Amidst Madera County in Central California lies a city known as Chowchilla. Surrounding the city are acres of almond farms. Madera County produces over 100 million pounds of almonds per year and this number is always expanding. Between 2007 and 2014  approximately 23,000 acres of natural land in California’s agricultural region was converted to almond farms. Almonds are a very high water usage crop and with the ensuing boom in almond farms there are profound impacts on the water use in the region.

Overall, with California’s high agricultural productivity and high population, the state is experiencing extremely high water demand. Unfortunately, the state is facing a shrinking supply of water. Climate Change is significantly affecting the central valley precipitation levels, making the main rivers (Sacramento and San Joaquin) unreliable and triggering the droughts.

I have visited the Madera region twice in the last three years. I stayed at my best friend’s family’s farm outside Chowchilla where I experienced the life of a California almond farmer first hand. The first time in 2015 when 41% of California was experiencing exceptional drought and once again in 2016 when 35% of California was experiencing exceptional drought. While California has experienced droughts before they have been more dramatic in recent years due to climate change. With the increasing temperatures, air is capable of holding more water vapor thus more of the precipitation that falls on the ground is evaporated meaning less water gets into the soil or streams.

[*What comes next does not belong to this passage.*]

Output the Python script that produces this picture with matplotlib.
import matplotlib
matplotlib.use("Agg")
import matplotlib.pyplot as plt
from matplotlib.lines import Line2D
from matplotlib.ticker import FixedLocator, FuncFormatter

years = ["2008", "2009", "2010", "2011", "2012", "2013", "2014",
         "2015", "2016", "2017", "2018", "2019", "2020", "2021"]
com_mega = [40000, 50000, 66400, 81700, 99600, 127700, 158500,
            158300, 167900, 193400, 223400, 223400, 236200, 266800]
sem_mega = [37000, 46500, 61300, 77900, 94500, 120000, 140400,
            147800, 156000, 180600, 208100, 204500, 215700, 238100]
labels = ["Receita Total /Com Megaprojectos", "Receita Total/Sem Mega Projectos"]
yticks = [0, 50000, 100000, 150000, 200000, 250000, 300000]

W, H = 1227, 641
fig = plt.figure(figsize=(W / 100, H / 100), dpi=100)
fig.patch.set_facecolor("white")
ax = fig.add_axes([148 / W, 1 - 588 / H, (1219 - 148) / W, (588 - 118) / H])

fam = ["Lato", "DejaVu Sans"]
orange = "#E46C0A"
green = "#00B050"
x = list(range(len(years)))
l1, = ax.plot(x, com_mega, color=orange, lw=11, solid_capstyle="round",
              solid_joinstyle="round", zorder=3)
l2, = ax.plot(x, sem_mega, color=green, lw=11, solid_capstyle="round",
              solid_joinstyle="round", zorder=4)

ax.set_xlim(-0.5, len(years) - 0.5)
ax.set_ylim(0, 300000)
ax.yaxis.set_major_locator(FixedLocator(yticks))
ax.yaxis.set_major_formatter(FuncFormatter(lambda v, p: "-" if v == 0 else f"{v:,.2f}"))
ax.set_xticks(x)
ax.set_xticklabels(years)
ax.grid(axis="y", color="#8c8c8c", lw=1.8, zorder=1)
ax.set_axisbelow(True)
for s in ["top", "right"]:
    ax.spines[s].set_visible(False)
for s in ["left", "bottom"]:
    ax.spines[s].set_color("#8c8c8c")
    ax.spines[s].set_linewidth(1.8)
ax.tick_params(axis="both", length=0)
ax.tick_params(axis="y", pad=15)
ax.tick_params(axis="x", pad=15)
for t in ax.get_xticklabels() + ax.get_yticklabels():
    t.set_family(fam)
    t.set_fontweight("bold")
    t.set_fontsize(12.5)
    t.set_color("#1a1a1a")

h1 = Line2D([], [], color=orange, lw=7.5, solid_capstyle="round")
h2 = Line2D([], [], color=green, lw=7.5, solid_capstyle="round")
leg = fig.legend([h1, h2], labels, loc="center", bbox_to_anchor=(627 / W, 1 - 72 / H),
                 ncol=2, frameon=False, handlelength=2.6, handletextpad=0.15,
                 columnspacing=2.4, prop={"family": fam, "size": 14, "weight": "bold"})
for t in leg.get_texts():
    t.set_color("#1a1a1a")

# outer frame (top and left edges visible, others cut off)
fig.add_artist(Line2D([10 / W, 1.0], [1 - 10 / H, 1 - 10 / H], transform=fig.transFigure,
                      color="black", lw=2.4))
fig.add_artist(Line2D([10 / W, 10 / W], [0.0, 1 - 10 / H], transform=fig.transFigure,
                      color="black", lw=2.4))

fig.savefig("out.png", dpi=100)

Unfortunately, this has made California’s agricultural region and the almond farm outside of Chowchilla vulnerable to water scarcity.

One major impact of the droughts is the increasing cost of water. With the unreliable water supply many farmers are forced to pay out of pocket for water from the government. The droughts are pushing water prices to record levels. Prices in the most recent drought were approximately $3,000 per acre-foot, up from $60 in a normal year.

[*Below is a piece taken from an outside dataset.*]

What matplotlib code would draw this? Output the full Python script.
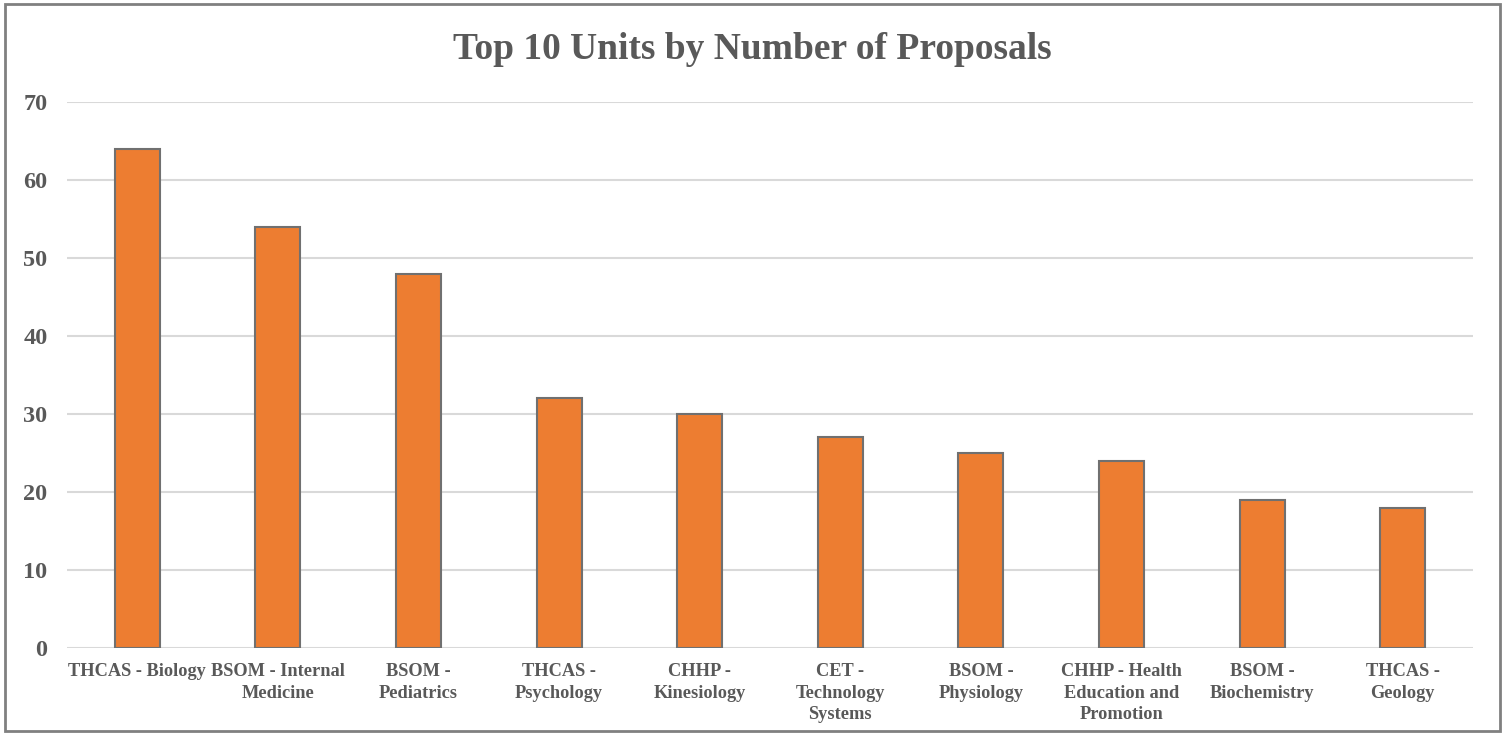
import matplotlib.pyplot as plt
from matplotlib.patches import Rectangle

# chart data
units = ["THCAS - Biology", "BSOM - Internal Medicine", "BSOM - Pediatrics",
         "THCAS - Psychology", "CHHP - Kinesiology", "CET - Technology Systems",
         "BSOM - Physiology", "CHHP - Health Education and Promotion",
         "BSOM - Biochemistry", "THCAS - Geology"]
tick_labels = ["THCAS - Biology", "BSOM - Internal\nMedicine", "BSOM -\nPediatrics",
               "THCAS -\nPsychology", "CHHP -\nKinesiology", "CET -\nTechnology\nSystems",
               "BSOM -\nPhysiology", "CHHP - Health\nEducation and\nPromotion",
               "BSOM -\nBiochemistry", "THCAS -\nGeology"]
proposals = [64, 54, 48, 32, 30, 27, 25, 24, 19, 18]
y_ticks = [0, 10, 20, 30, 40, 50, 60, 70]

text_color = "#595959"
plt.rcParams['font.family'] = ['Liberation Serif', 'DejaVu Serif']
plt.rcParams['font.weight'] = 'bold'

fig = plt.figure(figsize=(15.05, 7.34), dpi=100)
ax = fig.add_axes([0.0445, 0.1172, 0.9342, 0.7439])

x = range(len(units))
ax.bar(x, proposals, width=0.32, color="#ED7D31", edgecolor="#707070",
       linewidth=1.5, zorder=3)

ax.set_xlim(-0.5, len(units) - 0.5)
ax.set_ylim(0, 70)
ax.set_yticks(y_ticks)
ax.set_yticklabels([str(v) for v in y_ticks], fontsize=17.5, fontweight='bold', color=text_color)
ax.set_xticks(list(x))
ax.set_xticklabels(tick_labels, fontsize=13.2, fontweight='bold', color=text_color,
                   linespacing=1.33, va='top')
ax.tick_params(axis='both', length=0)
ax.tick_params(axis='y', pad=14)
ax.tick_params(axis='x', pad=11)

ax.grid(axis='y', color="#d9d9d9", linewidth=1.5, zorder=0)
for s in ax.spines.values():
    s.set_visible(False)

fig.text(0.5, 0.933, "Top 10 Units by Number of Proposals", ha='center', va='center',
         fontsize=27, fontweight='bold', color=text_color)

# outer chart border
fig.patches.append(Rectangle((0.003, 0.004), 0.994, 0.991, transform=fig.transFigure,
                             fill=False, edgecolor="#808080", linewidth=2))

fig.savefig("out.png", dpi=100)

In recent years, many farmers did not gain any profit and had to fallow land just to ensure their farms would survive. Fortunately, 2017 did not see a drought in California. With climate change and the possibility of even more droughts, the questions now are: how can farmers prepare for even more intense droughts in the coming years? And how can they help decrease the effects of climate change?

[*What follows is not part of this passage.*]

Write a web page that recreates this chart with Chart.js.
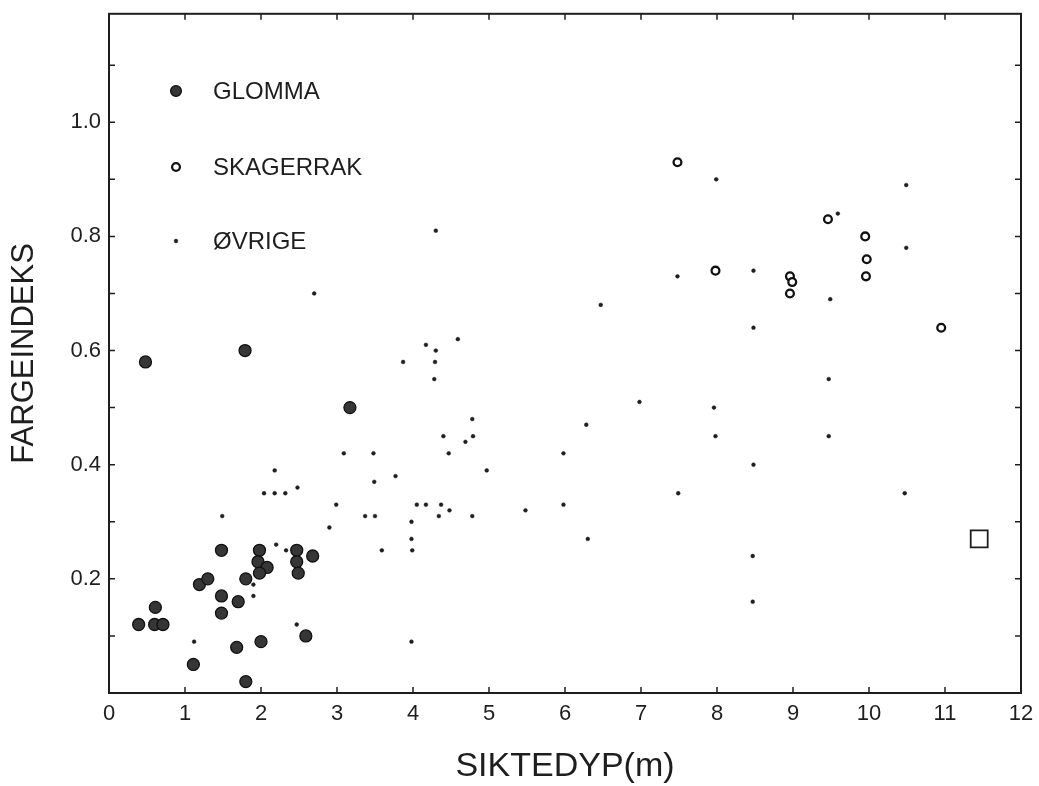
<!DOCTYPE html>
<html>
<head>
<meta charset="utf-8">
<script src="https://cdn.jsdelivr.net/npm/chart.js@4/dist/chart.umd.min.js"></script>
<style>
  html, body { margin: 0; padding: 0; background: #ffffff; }
  #wrap { width: 1039px; height: 786px; }
</style>
</head>
<body>
<div id="wrap"><canvas id="c" width="1039" height="786"></canvas></div>
<script>
// ---------------- data ----------------
const xTickValues = [0, 1, 2, 3, 4, 5, 6, 7, 8, 9, 10, 11, 12];
const xTickLabels = ['0', '1', '2', '3', '4', '5', '6', '7', '8', '9', '10', '11', '12'];
const yTickValues = [0.2, 0.4, 0.6, 0.8, 1.0];
const yTickLabels = ['0.2', '0.4', '0.6', '0.8', '1.0'];
const xMinorTicks = [1, 2, 3, 4, 5, 6, 7, 8, 9, 10, 11];
const yMinorTicks = [0.1, 0.2, 0.3, 0.4, 0.5, 0.6, 0.7, 0.8, 0.9, 1.0, 1.1];

const seriesNames = ['GLOMMA', 'SKAGERRAK', 'ØVRIGE'];

const glommaX = [0.48, 1.79, 3.17, 1.48, 1.98, 1.19, 1.30, 1.80, 1.96, 2.08, 1.98, 2.47, 2.47, 2.49,
                 2.68, 1.48, 1.70, 1.48, 0.61, 0.39, 0.60, 0.71, 1.68, 2.00, 2.59, 1.11, 1.80];
const glommaY = [0.58, 0.60, 0.50, 0.25, 0.25, 0.19, 0.20, 0.20, 0.23, 0.22, 0.21, 0.25, 0.23, 0.21,
                 0.24, 0.17, 0.16, 0.14, 0.15, 0.12, 0.12, 0.12, 0.08, 0.09, 0.10, 0.05, 0.02];

const skagerrakX = [7.48, 7.98, 9.46, 9.95, 9.97, 9.96, 8.96, 8.99, 8.96, 10.95];
const skagerrakY = [0.93, 0.74, 0.83, 0.80, 0.76, 0.73, 0.73, 0.72, 0.70, 0.64];

const ovrigeX = [4.17, 4.30, 3.87, 4.29, 4.28, 4.40, 3.09, 3.48, 2.18, 3.77, 3.49, 2.04, 2.18, 2.32,
                 2.48, 2.99, 4.05, 4.17, 4.37, 1.49, 3.37, 3.50, 2.90, 4.34, 3.98, 3.98, 3.99, 2.20,
                 2.33, 3.59, 1.90, 1.90, 2.47, 1.12, 3.98, 4.30, 2.70, 4.59, 4.78, 4.79, 4.69, 4.47,
                 4.97, 4.48, 4.78, 5.48, 5.98, 5.98, 6.28, 6.30, 6.47, 6.98, 7.49, 7.48, 7.99, 7.96,
                 7.98, 8.48, 8.48, 8.48, 8.47, 8.47, 9.59, 9.49, 9.47, 9.47, 10.49, 10.49, 10.47];
const ovrigeY = [0.61, 0.60, 0.58, 0.58, 0.55, 0.45, 0.42, 0.42, 0.39, 0.38, 0.37, 0.35, 0.35, 0.35,
                 0.36, 0.33, 0.33, 0.33, 0.33, 0.31, 0.31, 0.31, 0.29, 0.31, 0.30, 0.27, 0.25, 0.26,
                 0.25, 0.25, 0.19, 0.17, 0.12, 0.09, 0.09, 0.81, 0.70, 0.62, 0.48, 0.45, 0.44, 0.42,
                 0.39, 0.32, 0.31, 0.32, 0.33, 0.42, 0.47, 0.27, 0.68, 0.51, 0.35, 0.73, 0.90, 0.50,
                 0.45, 0.74, 0.64, 0.40, 0.24, 0.16, 0.84, 0.69, 0.55, 0.45, 0.89, 0.78, 0.35];

const squareX = [11.45];
const squareY = [0.27];

// ---------------- helpers ----------------
const FONT = '"Liberation Sans", Arial, Helvetica, sans-serif';
const INK = '#1e1e1e';
const pts = (xs, ys) => xs.map((x, i) => ({ x: x, y: ys[i] }));

const glommaStyle = { pointStyle: 'circle', radius: 6.0, backgroundColor: '#363636', borderColor: '#111111', borderWidth: 1.3 };
const skagStyle   = { pointStyle: 'circle', radius: 3.9, backgroundColor: '#ffffff', borderColor: '#111111', borderWidth: 2.3 };
const ovrStyle    = { pointStyle: 'circle', radius: 1.9, backgroundColor: '#1e1e1e', borderColor: '#1e1e1e', borderWidth: 0.5 };
const sqStyle     = { pointStyle: 'rect',   radius: 12,  backgroundColor: '#ffffff', borderColor: '#1e1e1e', borderWidth: 1.8 };

function ds(label, data, st) {
  return {
    label: label, data: data,
    pointStyle: st.pointStyle, pointRadius: st.radius, pointHoverRadius: st.radius,
    backgroundColor: st.backgroundColor, borderColor: st.borderColor, borderWidth: st.borderWidth,
    pointBackgroundColor: st.backgroundColor, pointBorderColor: st.borderColor, pointBorderWidth: st.borderWidth
  };
}

// frame + inward tick marks on all four sides
const framePlugin = {
  id: 'frame',
  afterDatasetsDraw(chart) {
    const { ctx, chartArea: a, scales: { x, y } } = chart;
    ctx.save();
    ctx.strokeStyle = INK;
    ctx.lineWidth = 2;
    ctx.strokeRect(a.left, a.top, a.right - a.left, a.bottom - a.top);
    ctx.lineWidth = 1.5;
    const tl = 6;
    ctx.beginPath();
    xMinorTicks.forEach(v => {
      const px = x.getPixelForValue(v);
      ctx.moveTo(px, a.bottom); ctx.lineTo(px, a.bottom - tl);
      ctx.moveTo(px, a.top); ctx.lineTo(px, a.top + tl);
    });
    yMinorTicks.forEach(v => {
      const py = y.getPixelForValue(v);
      ctx.moveTo(a.left, py); ctx.lineTo(a.left + tl, py);
      ctx.moveTo(a.right, py); ctx.lineTo(a.right - tl, py);
    });
    ctx.stroke();
    ctx.restore();
  }
};

// legend drawn inside the plot area, top-left
const legendPlugin = {
  id: 'insideLegend',
  afterDraw(chart) {
    const { ctx } = chart;
    const rows = [
      { style: glommaStyle, y: 91, r: 5.4 },
      { style: skagStyle, y: 167, r: skagStyle.radius },
      { style: ovrStyle, y: 241, r: ovrStyle.radius }
    ];
    ctx.save();
    rows.forEach((row, i) => {
      const st = row.style;
      ctx.fillStyle = st.backgroundColor;
      ctx.strokeStyle = st.borderColor;
      ctx.lineWidth = st.borderWidth;
      Chart.helpers.drawPoint(ctx, { pointStyle: st.pointStyle, radius: row.r, borderWidth: st.borderWidth }, 176, row.y);
      ctx.fillStyle = INK;
      ctx.font = '24px ' + FONT;
      ctx.textBaseline = 'middle';
      ctx.textAlign = 'left';
      ctx.fillText(seriesNames[i], 213, row.y + 1);
    });
    ctx.restore();
  }
};

new Chart(document.getElementById('c').getContext('2d'), {
  type: 'scatter',
  data: {
    datasets: [
      ds(seriesNames[0], pts(glommaX, glommaY), glommaStyle),
      ds(seriesNames[1], pts(skagerrakX, skagerrakY), skagStyle),
      ds(seriesNames[2], pts(ovrigeX, ovrigeY), ovrStyle),
      ds('□', pts(squareX, squareY), sqStyle)
    ]
  },
  options: {
    responsive: false,
    animation: false,
    devicePixelRatio: 1,
    layout: { padding: { top: 13, right: 18, left: 0, bottom: 0 } },
    plugins: { legend: { display: false }, tooltip: { enabled: false } },
    scales: {
      x: {
        type: 'linear', min: 0, max: 12,
        afterBuildTicks: s => { s.ticks = xTickValues.map(v => ({ value: v })); },
        afterFit: s => { s.height = 93; s.paddingLeft = 0; s.paddingRight = 0; },
        grid: { display: false, drawTicks: false },
        border: { display: false },
        ticks: {
          padding: 8, autoSkip: false, maxRotation: 0, minRotation: 0,
          color: INK, font: { family: FONT, size: 22 },
          callback: (v) => xTickLabels[xTickValues.indexOf(v)]
        },
        title: { display: true, text: 'SIKTEDYP(m)', color: INK, font: { family: FONT, size: 34 }, padding: { top: 0, bottom: -1 } }
      },
      y: {
        type: 'linear', min: 0, max: 1.19,
        afterBuildTicks: s => { s.ticks = yTickValues.map(v => ({ value: v })); },
        afterFit: s => { s.width = 109; s.paddingTop = 0; s.paddingBottom = 0; },
        grid: { display: false, drawTicks: false },
        border: { display: false },
        ticks: {
          padding: 8, color: INK, font: { family: FONT, size: 22 },
          callback: (v) => yTickLabels[yTickValues.indexOf(v)]
        },
        title: { display: true, text: 'FARGEINDEKS', color: INK, font: { family: FONT, size: 31 }, padding: { top: 6, bottom: 0 } }
      }
    }
  },
  plugins: [framePlugin, legendPlugin]
});
</script>
</body>
</html>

Some farmers are attempting to combat climate change while others are looking for solutions to the issues associated with climate change induced droughts. In 2016, California actually saw a solar energy boom for California farmers. Many farmers invested in solar panels and renewable energy to combat climate change. Others invested in desalination plants, new irrigation techniques and storage options to ensure water independence during droughts. My friend’s farm invested in both. The almond farm which now uses an improved drip irrigation system and drainage ditches to decrease water use also has solar panels on unused land. In 2015 when I toured the farm they had a sprinkler irrigation system that sprayed the tree trunks. In 2016 they had shifted to an irrigation system that drips water into the almond tree roots. In 2016 they had also expanded their solar panels and were almost completely energy independent. When I visited in 2016 I did not see the importance of these changes, however with this research I realize that the farm is well set up for future droughts and is in fact reducing emissions and energy use to manage climate change. This approach of adaptation and mitigation is essential in the future and California is at the forefront of this strategy for the USA. The USA as a whole is a disappointment in terms of its climate change agenda. In leaving the Paris Agreement and joining Syria (the only other country not to sign), the USA endangers not only itself but the planet. Without accepting climate change and attempting to mitigate it the country and California will feel even more effects in the next decade. Droughts, heatwaves and weather variability will destroy the country’s agricultural productivity which could affect food accessibility.